> **Source excerpt**:
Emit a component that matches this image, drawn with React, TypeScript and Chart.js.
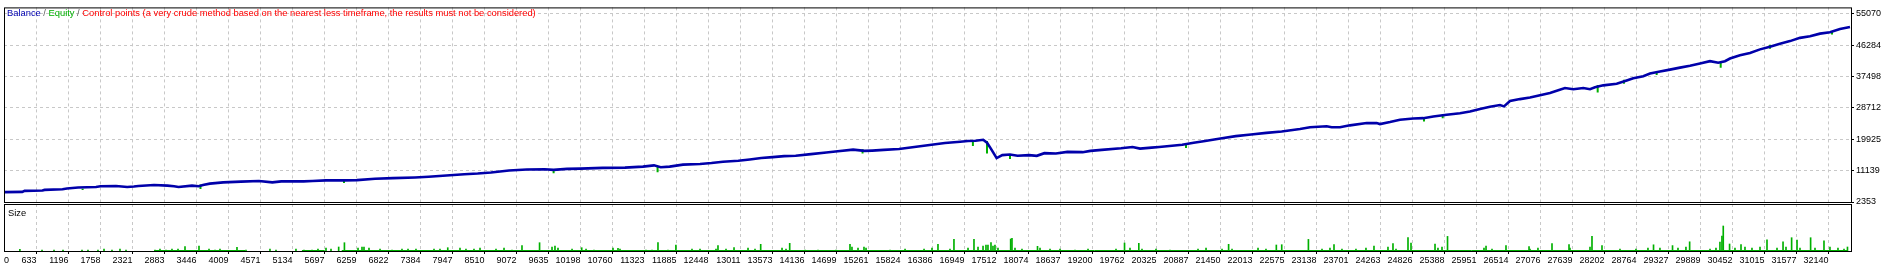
import React, { useEffect, useRef } from 'react';
import { Chart, registerables } from 'chart.js';

Chart.register(...registerables);

// ---- Data (trade number -> balance) ----
const balanceTrade = [70, 383, 424, 737, 775, 1090, 1169, 1364, 1679, 1757, 2031, 2228, 2346, 2425, 2699, 2935, 3051, 3131, 3367, 3485, 3560, 3680, 3916, 4229, 4545, 4779, 4937, 5329, 5486, 5723, 6036, 6268, 6585, 6899, 7288, 7527, 7840, 8155, 8390, 8624, 8941, 9254, 9566, 9725, 9960, 10196, 10588, 10980, 11295, 11490, 11608, 11764, 12000,
  12299, 12501, 12703, 12972, 13174, 13375, 13577, 13779, 13981, 14250, 14519, 14722, 14991, 15193, 15326, 15529, 15798, 16067, 16336, 16605, 16874, 17009, 17143, 17278, 17345, 17413, 17480, 17514, 17614, 17749, 17883, 18085, 18220, 18354, 18556, 18758, 19027, 19163, 19363, 19701, 19903, 20036, 20239, 20372, 20508, 20777, 20979, 21181, 21315, 21450, 21719, 21988, 22257, 22526,
  22848, 23024, 23317, 23405, 23551, 23727, 24021, 24196, 24254, 24430, 24606, 24840, 25016, 25192, 25427, 25661, 25837, 26013, 26189, 26364, 26435, 26540, 26716, 26892, 27068, 27243, 27389, 27507, 27653, 27829, 27947, 28035, 28180, 28416, 28592, 28708, 28884, 29002, 29177, 29353, 29529, 29705, 29881, 30057, 30202, 30320, 30408, 30584, 30760,
  30936, 31111, 31287, 31463, 31639, 31815, 31991, 32166, 32342, 32518];
const balanceValue = [5106, 5188, 5464, 5574, 5739, 5932, 6124, 6400, 6565, 6757, 6840, 6565, 6675, 6840, 7115, 6950, 6757, 6565, 6950, 6757, 7115, 7501, 7859, 8051, 8216, 7859, 8134, 8134, 8216, 8409, 8409, 8492, 8877, 9042, 9235, 9428, 9786, 10143, 10336, 10611, 11162, 11437, 11520, 11355, 11630, 11713, 11905, 11988, 12263, 12621, 12070, 12263, 12814,
  13006, 13282, 13639, 13915, 14273, 14658, 14933, 15209, 15291, 15759, 16200, 16585, 17025, 16668, 16750, 16943, 17218, 17769, 18319, 18870, 19228, 19420, 19503, 19778, 18952, 17301, 15566, 14658, 15484, 15649, 15291, 15484, 15291, 16034, 15924, 16392, 16310, 16668, 16943, 17411, 17769, 17301, 17576, 17769, 17961, 18402, 18952, 19420, 19778, 20164, 20797, 21265, 21705, 22091,
  22806, 23274, 23550, 23274, 23274, 23825, 24458, 24458, 24183, 24733, 25394, 25752, 25834, 26302, 26770, 27211, 27679, 28422, 29055, 29523, 29138, 30624, 31175, 31615, 32276, 32909, 33652, 34285, 33928, 34285, 33928, 34478, 35029, 35469, 36405, 37038, 37589, 38332, 38883, 39433, 39984, 40534, 41167, 41801, 41360, 41801, 42544, 43452, 44113,
  45104, 45847, 46673, 47416, 48325, 48793, 49508, 49894, 50802, 51353];

// Equity dips below the balance line
const equityDipTrade = [1444, 3516, 6040, 9725, 11553, 15157, 17097, 17345, 17749, 20844, 25028, 25357, 28082, 28544, 29119, 30245, 31112, 32202];
const equityDipBalance = [6070, 7226, 8547, 11438, 12401, 17131, 19422, 19422, 15567, 18871, 26166, 26855, 35114, 36628, 38693, 41253, 46401, 50118];
const equityDipValue = [5739, 6014, 7666, 10419, 10695, 15920, 18045, 15920, 14384, 17495, 24928, 25836, 32994, 35472, 37950, 39987, 45300, 49237];

// Size (lots) per trade: taller bars
const sizeTrade = [341, 3244, 3490, 4158, 5946, 6047, 6356, 7864, 9169, 9478, 9749, 10219, 10857, 11560, 11875, 12615, 12897, 13366, 13876, 14936, 15182, 16483, 16764, 17116, 17362, 17415, 17485, 17761, 17784, 18233, 19763, 20014, 21593, 22432, 22527, 22996, 23446, 24149, 24483, 24747, 24800, 25222, 25442, 26119, 26470, 26875, 27279, 27578, 27982, 28158, 29064, 29398, 29699, 30267, 30290, 30401, 30602, 31059, 31341, 31492, 31587, 31826, 32061, 32474];
const sizeLots = [0.17, 0.43, 0.5, 0.37, 0.4, 0.83, 0.4, 0.33, 0.53, 0.83, 0.5, 0.33, 0.27, 0.83, 0.6, 0.53, 0.33, 0.67, 0.77, 0.67, 0.4, 0.67, 1.17, 1.17, 0.6, 0.83, 0.6, 1.2, 1.27, 0.47, 0.8, 0.77, 0.67, 0.6, 0.63, 1.16, 0.65, 0.5, 0.75, 1.33, 0.8, 0.68, 1.46, 0.5, 0.54, 0.44, 0.75, 0.65, 1.46, 0.54, 0.62, 0.54, 0.92, 1.5, 2.5, 0.7, 0.65, 1.12, 0.92, 1.33, 1.09, 1.33, 1.02, 0.4];
// Size (lots) per trade: small bars
const sizeSmallTrade = [730, 941, 1099, 1433, 1538, 1714, 1820, 1960, 2101, 2207, 2716, 2804, 2910, 3015, 3121, 3666, 3772, 3859, 4316, 4738, 4844, 5195, 5336, 5477, 5582, 5723, 5811, 6286, 6391, 6479, 6673, 6884, 7059, 7165, 7305, 7622, 7727, 8079, 8184, 8325, 8431, 8712, 8853, 8993, 9697, 9802, 10049, 10295, 10435, 10769, 10892, 11349, 11455, 11736, 12158, 12299, 12580, 12756, 13143, 13266, 13741, 13811, 14145, 14374, 14690, 14971, 15077, 15218, 15640, 15904, 16238, 16378, 16694, 17011, 17187, 17275, 17327, 17450, 17538, 17837, 17960, 18277, 18453, 18629, 18892, 19121, 19613, 19859, 20070, 20316, 20562, 21055, 21196, 21477, 21653, 22110, 22250, 23235, 23375, 23586, 23832, 24008, 24395, 24536, 25274, 25345, 26083, 26224, 26892, 27032, 27595, 27947, 28474, 28755, 28966, 29177, 29494, 29634, 30057, 30162, 30232, 30496, 30672, 30795, 30936, 31235, 31393, 31639, 31903, 32166, 32307, 32413];
const sizeSmallLots = [0.1, 0.1, 0.1, 0.1, 0.1, 0.1, 0.2, 0.1, 0.2, 0.1, 0.1, 0.2, 0.1, 0.2, 0.2, 0.2, 0.1, 0.2, 0.1, 0.2, 0.1, 0.2, 0.1, 0.1, 0.2, 0.3, 0.2, 0.3, 0.4, 0.3, 0.2, 0.1, 0.2, 0.2, 0.2, 0.2, 0.2, 0.3, 0.2, 0.2, 0.3, 0.2, 0.3, 0.1, 0.4, 0.3, 0.2, 0.2, 0.1, 0.3, 0.2, 0.1, 0.1, 0.1, 0.2, 0.2, 0.2, 0.2, 0.3, 0.2, 0.3, 0.2, 0.1, 0.1, 0.1, 0.4, 0.3, 0.3, 0.1, 0.2, 0.2, 0.3, 0.2, 0.3, 0.4, 0.5, 0.6, 0.5, 0.3, 0.3, 0.2, 0.3, 0.2, 0.2, 0.1, 0.2, 0.2, 0.3, 0.2, 0.2, 0.1, 0.2, 0.3, 0.2, 0.2, 0.3, 0.2, 0.2, 0.3, 0.2, 0.2, 0.3, 0.4, 0.2, 0.3, 0.4, 0.3, 0.2, 0.2, 0.3, 0.3, 0.4, 0.2, 0.2, 0.3, 0.3, 0.3, 0.4, 0.2, 0.3, 0.9, 0.3, 0.4, 0.3, 0.4, 0.3, 0.4, 0.3, 0.3, 0.4, 0.3, 0.2];
const sizeBaseFrom = [2700, 5300, 6000];
const sizeBaseTo = [4300, 5700, 32480];
const sizeBaseLots = 0.05;

const xTickLabels = ['0', '633', '1196', '1758', '2321', '2883', '3446', '4009', '4571', '5134', '5697', '6259', '6822', '7384', '7947', '8510', '9072', '9635', '10198', '10760', '11323', '11885', '12448', '13011', '13573', '14136', '14699', '15261', '15824', '16386', '16949', '17512', '18074', '18637', '19200', '19762', '20325', '20887', '21450', '22013', '22575', '23138', '23701', '24263', '24826', '25388', '25951', '26514', '27076', '27639', '28202', '28764', '29327', '29889', '30452', '31015', '31577', '32140'];
const xZeroTickAt = 150; // where the "0" label of the trade axis sits
const yTickLabels = ['2353', '11139', '19925', '28712', '37498', '46284', '55070'];

const X_MIN = 61.6;
const X_MAX = 32536;
const Y_MIN = 2353;
const Y_MAX = 56859;
const SIZE_MAX = 4.7;

// ---- styles ----
const FONT = "'Liberation Sans', Arial, sans-serif";
const BLUE = '#0000aa';
const GREEN = '#00b000';
const GRID = '#c8c8c8';

const W = 1896;
const RIGHT_AXIS = 45;

const xTickValues = xTickLabels.map((l, i) => (i === 0 ? xZeroTickAt : Number(l)));
const yTickValues = yTickLabels.map(Number);

const framePlugin = {
  id: 'frame',
  afterDraw(chart: any) {
    const { ctx, chartArea: a } = chart;
    ctx.save();
    ctx.strokeStyle = '#000';
    ctx.lineWidth = 1;
    ctx.strokeRect(a.left + 0.5, a.top + 0.5, a.right - a.left, a.bottom - a.top);
    ctx.restore();
  },
};

const titlePlugin = {
  id: 'mtTitle',
  afterDraw(chart: any) {
    const ctx = chart.ctx;
    const parts: [string, string][] = [
      ['Balance', '#0000b0'],
      [' / ', '#606060'],
      ['Equity', '#00b000'],
      [' / ', '#606060'],
      ['Control points (a very crude method based on the nearest less timeframe, the results must not be considered)', '#ff0000'],
    ];
    ctx.save();
    ctx.font = `9.35px ${FONT}`;
    ctx.textBaseline = 'alphabetic';
    let x = 7;
    for (const [t, c] of parts) {
      ctx.fillStyle = c;
      ctx.fillText(t, x, 16);
      x += ctx.measureText(t).width;
    }
    ctx.restore();
  },
};

const sizeTitlePlugin = {
  id: 'sizeTitle',
  afterDraw(chart: any) {
    const ctx = chart.ctx;
    ctx.save();
    ctx.font = `9.35px ${FONT}`;
    ctx.fillStyle = '#000';
    ctx.fillText('Size', 8, 12);
    ctx.restore();
  },
};

const gridColor = (c: any) => (c.tick && c.tick.value === xZeroTickAt ? 'rgba(0,0,0,0)' : GRID);
const tickColor = (c: any) => (c.tick && c.tick.value === xZeroTickAt ? 'rgba(0,0,0,0)' : '#000');

export default function App() {
  const mainRef = useRef<HTMLCanvasElement>(null);
  const subRef = useRef<HTMLCanvasElement>(null);

  useEffect(() => {
    document.body.style.margin = '0';
    const balancePts = balanceTrade.map((x, i) => ({ x, y: balanceValue[i] }));
    const dipPts: any[] = [];
    equityDipTrade.forEach((x, i) => {
      dipPts.push({ x, y: equityDipBalance[i] });
      dipPts.push({ x, y: equityDipValue[i] });
      dipPts.push({ x, y: null });
    });

    const main = new Chart(mainRef.current!, {
      type: 'line',
      data: {
        datasets: [
          { label: 'Balance', data: balancePts, borderColor: BLUE, borderWidth: 2.6, pointRadius: 0, tension: 0, borderJoinStyle: 'miter' } as any,
          { label: 'Equity', data: dipPts, borderColor: GREEN, borderWidth: 2, pointRadius: 0, spanGaps: false },
        ],
      },
      options: {
        animation: false,
        responsive: false,
        events: [],
        layout: { padding: { left: 4, top: 4, bottom: 8, right: 0 } },
        plugins: { legend: { display: false }, tooltip: { enabled: false } },
        scales: {
          x: {
            type: 'linear',
            min: X_MIN,
            max: X_MAX,
            afterBuildTicks: (s: any) => { s.ticks = xTickValues.map((v) => ({ value: v })); },
            ticks: { display: false },
            grid: { color: gridColor, drawTicks: false, lineWidth: 1 },
            border: { display: false, dash: [3, 3] },
            afterFit: (s: any) => { s.height = 0; },
          },
          y: {
            type: 'linear',
            position: 'right',
            min: Y_MIN,
            max: Y_MAX,
            afterBuildTicks: (s: any) => { s.ticks = yTickValues.map((v) => ({ value: v })); },
            ticks: {
              callback: (_v: any, i: number) => yTickLabels[i],
              color: '#000',
              font: { family: FONT, size: 9 },
              padding: 2,
            },
            grid: { color: GRID, tickColor: '#000', tickLength: 3, drawTicks: true },
            border: { display: false, dash: [3, 3] },
            afterFit: (s: any) => { s.width = RIGHT_AXIS; },
          },
        },
      },
      plugins: [framePlugin, titlePlugin],
    });

    const sizePts = sizeTrade.map((x, i) => ({ x, y: sizeLots[i] }))
      .concat(sizeSmallTrade.map((x, i) => ({ x, y: sizeSmallLots[i] })));
    const basePts: any[] = [];
    sizeBaseFrom.forEach((f, i) => {
      basePts.push({ x: f, y: sizeBaseLots });
      basePts.push({ x: sizeBaseTo[i], y: sizeBaseLots });
      basePts.push({ x: sizeBaseTo[i], y: null });
    });

    const sub = new Chart(subRef.current!, {
      type: 'bar',
      data: {
        datasets: [
          { type: 'bar', label: 'Size', data: sizePts, backgroundColor: GREEN, barThickness: 1, grouped: false } as any,
          { type: 'line', label: 'SizeBase', data: basePts, borderColor: GREEN, borderWidth: 1, pointRadius: 0, spanGaps: false } as any,
        ],
      },
      options: {
        animation: false,
        responsive: false,
        events: [],
        layout: { padding: { left: 4, top: 0, bottom: 0, right: RIGHT_AXIS } },
        plugins: { legend: { display: false }, tooltip: { enabled: false } },
        scales: {
          x: {
            type: 'linear',
            min: X_MIN,
            max: X_MAX,
            offset: false,
            afterBuildTicks: (s: any) => { s.ticks = xTickValues.map((v) => ({ value: v })); },
            ticks: {
              autoSkip: false,
              maxRotation: 0,
              minRotation: 0,
              align: 'end',
              color: '#000',
              font: { family: FONT, size: 9 },
              padding: 1,
              callback: (_v: any, i: number) => xTickLabels[i],
            },
            grid: { color: gridColor, tickColor: tickColor, tickLength: 3, drawTicks: true, offset: false },
            border: { display: false, dash: [3, 3] },
            afterFit: (s: any) => { s.height = 17; },
          },
          y: { display: false, min: 0, max: SIZE_MAX },
        },
      },
      plugins: [framePlugin, sizeTitlePlugin],
    });

    return () => {
      main.destroy();
      sub.destroy();
    };
  }, []);

  return (
    <div style={{ position: 'fixed', left: 0, top: 0, width: W, height: 268, background: '#fff' }}>
      <canvas ref={mainRef} width={W} height={210} style={{ position: 'absolute', left: 0, top: 0, width: W, height: 210 }} />
      <canvas ref={subRef} width={W} height={64} style={{ position: 'absolute', left: 0, top: 204, width: W, height: 64 }} />
    </div>
  );
}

> **Aim**: Restate exactly, please, only the lines between the start of the data and the line containing "Chart.register(...registerables);", both ends included, skipping the pictures.

> **Output of the exercise**:
Emit a component that matches this image, drawn with React, TypeScript and Chart.js.
import React, { useEffect, useRef } from 'react';
import { Chart, registerables } from 'chart.js';

Chart.register(...registerables);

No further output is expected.